The authority’s drive includes bringing settlement of trades more in line with global norms and a potential privatisation of the KSE itself, which the government has said could involve offering up to 44% of KSE shares to a firm specialising in operating exchanges.
In September Nayef Al Hajraf, chairman of the CMA, told media that the government was also considering listing state-owned oil companies, which could offer a boost to both market liquidity and capitalisation.
Other bourses in the region, including the Qatar Stock Exchange (QSE) and the DFM, have seen significant increases in trading activity following the reclassifications of Qatar and the UAE by the MSCI and others, though the institutional investor inflows the reclassifications were expected to herald have not fully materialised.
In September the FTSE Global Equity Index Series upgraded the QSE from frontier to secondary emerging market status, after similar upgrades from MSCI and Standard & Poor’s last year.
Average daily turnover on the QSE rose 160% year-on-year (y-o-y) in the wake of the MSCI upgrade, according to the exchange’s CEO, Rashid bin Ali Al Mansoori, with total market capitalisation up 21.8% in 2014 at QR676.8bn ($185.9bn).
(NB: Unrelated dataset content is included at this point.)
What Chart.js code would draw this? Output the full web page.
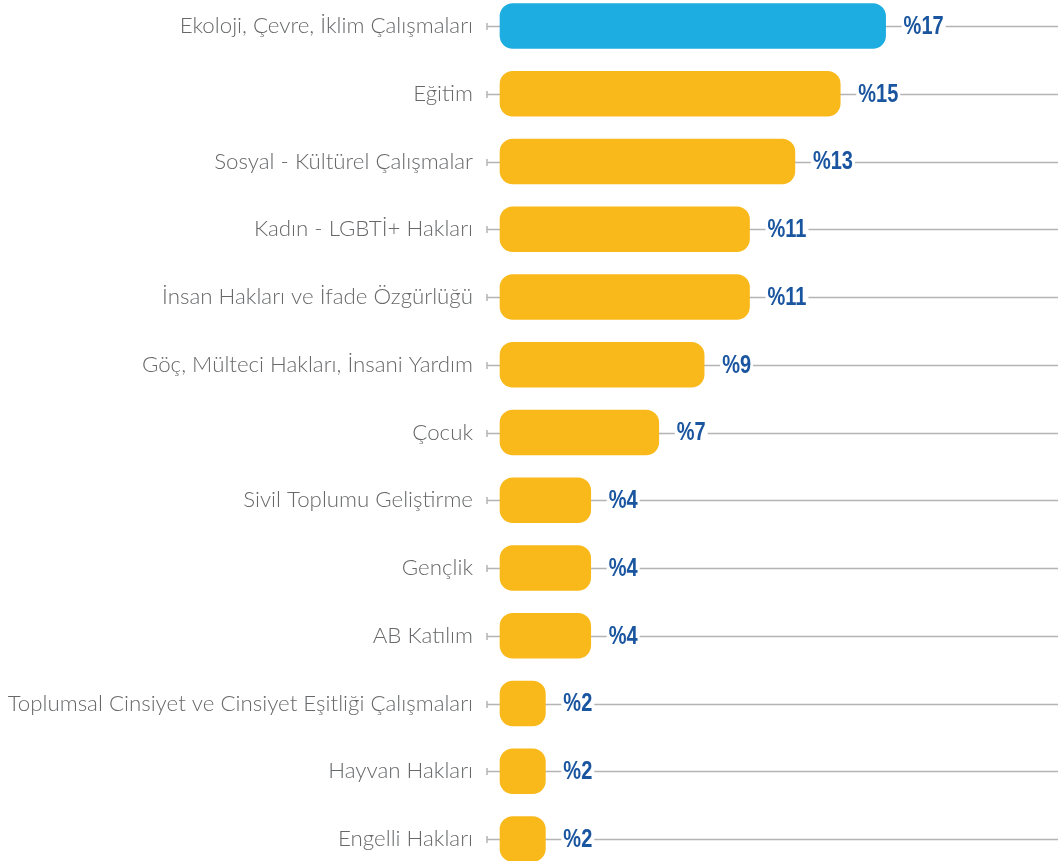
<!DOCTYPE html>
<html>
<head>
<meta charset="utf-8">
<script src="https://cdn.jsdelivr.net/npm/chart.js@4.4.1/dist/chart.umd.min.js"></script>
<style>
  html, body { margin: 0; padding: 0; background: #ffffff; }
  #wrap { width: 1058px; height: 861px; position: relative; }
</style>
</head>
<body>
<div id="wrap"><canvas id="c"></canvas></div>
<script>
const categories = [
  "Ekoloji, Çevre, İklim Çalışmaları",
  "Eğitim",
  "Sosyal - Kültürel Çalışmalar",
  "Kadın - LGBTİ+ Hakları",
  "İnsan Hakları ve İfade Özgürlüğü",
  "Göç, Mülteci Hakları, İnsani Yardım",
  "Çocuk",
  "Sivil Toplumu Geliştirme",
  "Gençlik",
  "AB Katılım",
  "Toplumsal Cinsiyet ve Cinsiyet Eşitliği Çalışmaları",
  "Hayvan Hakları",
  "Engelli Hakları"
];
const values = [17, 15, 13, 11, 11, 9, 7, 4, 4, 4, 2, 2, 2];
const valueLabels = ["%17", "%15", "%13", "%11", "%11", "%9", "%7", "%4", "%4", "%4", "%2", "%2", "%2"];
const highlightIndex = 0;

const BLUE = "#1dade0";
const YELLOW = "#f9b91a";
const LINE = "#b4b4b4";
const LABEL_BLUE = "#1a55a0";
const TEXT_GRAY = "#67686a";

const rowLines = {
  id: "rowLines",
  beforeDatasetsDraw(chart) {
    const ctx = chart.ctx;
    const y = chart.scales.y;
    const area = chart.chartArea;
    ctx.save();
    ctx.strokeStyle = LINE;
    ctx.lineWidth = 1.5;
    categories.forEach((c, i) => {
      const py = Math.round(y.getPixelForValue(i)) + 0.5;
      ctx.beginPath();
      ctx.moveTo(area.left - 13, py);
      ctx.lineTo(chart.width, py);
      ctx.stroke();
      ctx.beginPath();
      ctx.moveTo(area.left - 13, py - 3.5);
      ctx.lineTo(area.left - 13, py + 3.5);
      ctx.stroke();
    });
    ctx.restore();
  }
};

const valueTags = {
  id: "valueTags",
  afterDatasetsDraw(chart) {
    const ctx = chart.ctx;
    const meta = chart.getDatasetMeta(0);
    const sx = 0.8;
    ctx.save();
    ctx.font = "bold 25px 'Liberation Sans', Arial, sans-serif";
    ctx.textBaseline = "middle";
    ctx.textAlign = "left";
    meta.data.forEach((bar, i) => {
      const txt = valueLabels[i];
      const x = bar.x + 18;
      const w = ctx.measureText(txt).width * sx;
      ctx.fillStyle = "#ffffff";
      ctx.fillRect(x - 2, bar.y - 4, w + 4, 8);
      ctx.save();
      ctx.translate(x, bar.y + 1);
      ctx.scale(sx, 1);
      ctx.fillStyle = LABEL_BLUE;
      ctx.fillText(txt, 0, 0);
      ctx.restore();
    });
    ctx.restore();
  }
};

new Chart(document.getElementById("c"), {
  type: "bar",
  data: {
    labels: categories,
    datasets: [{
      data: values,
      backgroundColor: values.map((v, i) => i === highlightIndex ? BLUE : YELLOW),
      borderRadius: 13,
      borderSkipped: false,
      barThickness: 45,
      clip: false
    }]
  },
  options: {
    indexAxis: "y",
    responsive: true,
    maintainAspectRatio: false,
    animation: false,
    layout: { padding: { top: 26, bottom: 22, left: 0, right: 0 } },
    plugins: { legend: { display: false }, tooltip: { enabled: false } },
    scales: {
      x: { display: false, min: 0, max: 24.6 },
      y: {
        offset: false,
        border: { display: false },
        grid: { display: false, drawTicks: true, tickLength: 27 },
        ticks: {
          color: TEXT_GRAY,
          padding: 0,
          font: { family: "Lato, 'Open Sans', sans-serif", size: 22.3, weight: 300 }
        },
        afterFit(scale) { scale.width = 500; }
      }
    }
  },
  plugins: [rowLines, valueTags]
});
</script>
</body>
</html>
On the first day of trading following the country’s inclusion in the MSCI Emerging Markets index, shares traded on the QSE reached a record QR4.6bn ($1.3bn), according to the bourse’s annual report, compared to a previous high of QR2.4bn ($659.3m) in June 2008.
For its part, the DFM’s benchmark index was up 58% year-to-date in May 2014 on news of the UAE’s reclassification by the MSCI, with average daily trading rising by 136.7% over the course of the year. The bourse’s market capitalisation reached Dh322.6bn ($87.7bn) by year’s end, for a 24.3% gain.
However, the anticipated portfolio flows from global institutional investors have not materialised to the degree markets had hoped, with sluggish global growth and the expected interest rate hike in the US keeping many investors bearish on emerging markets.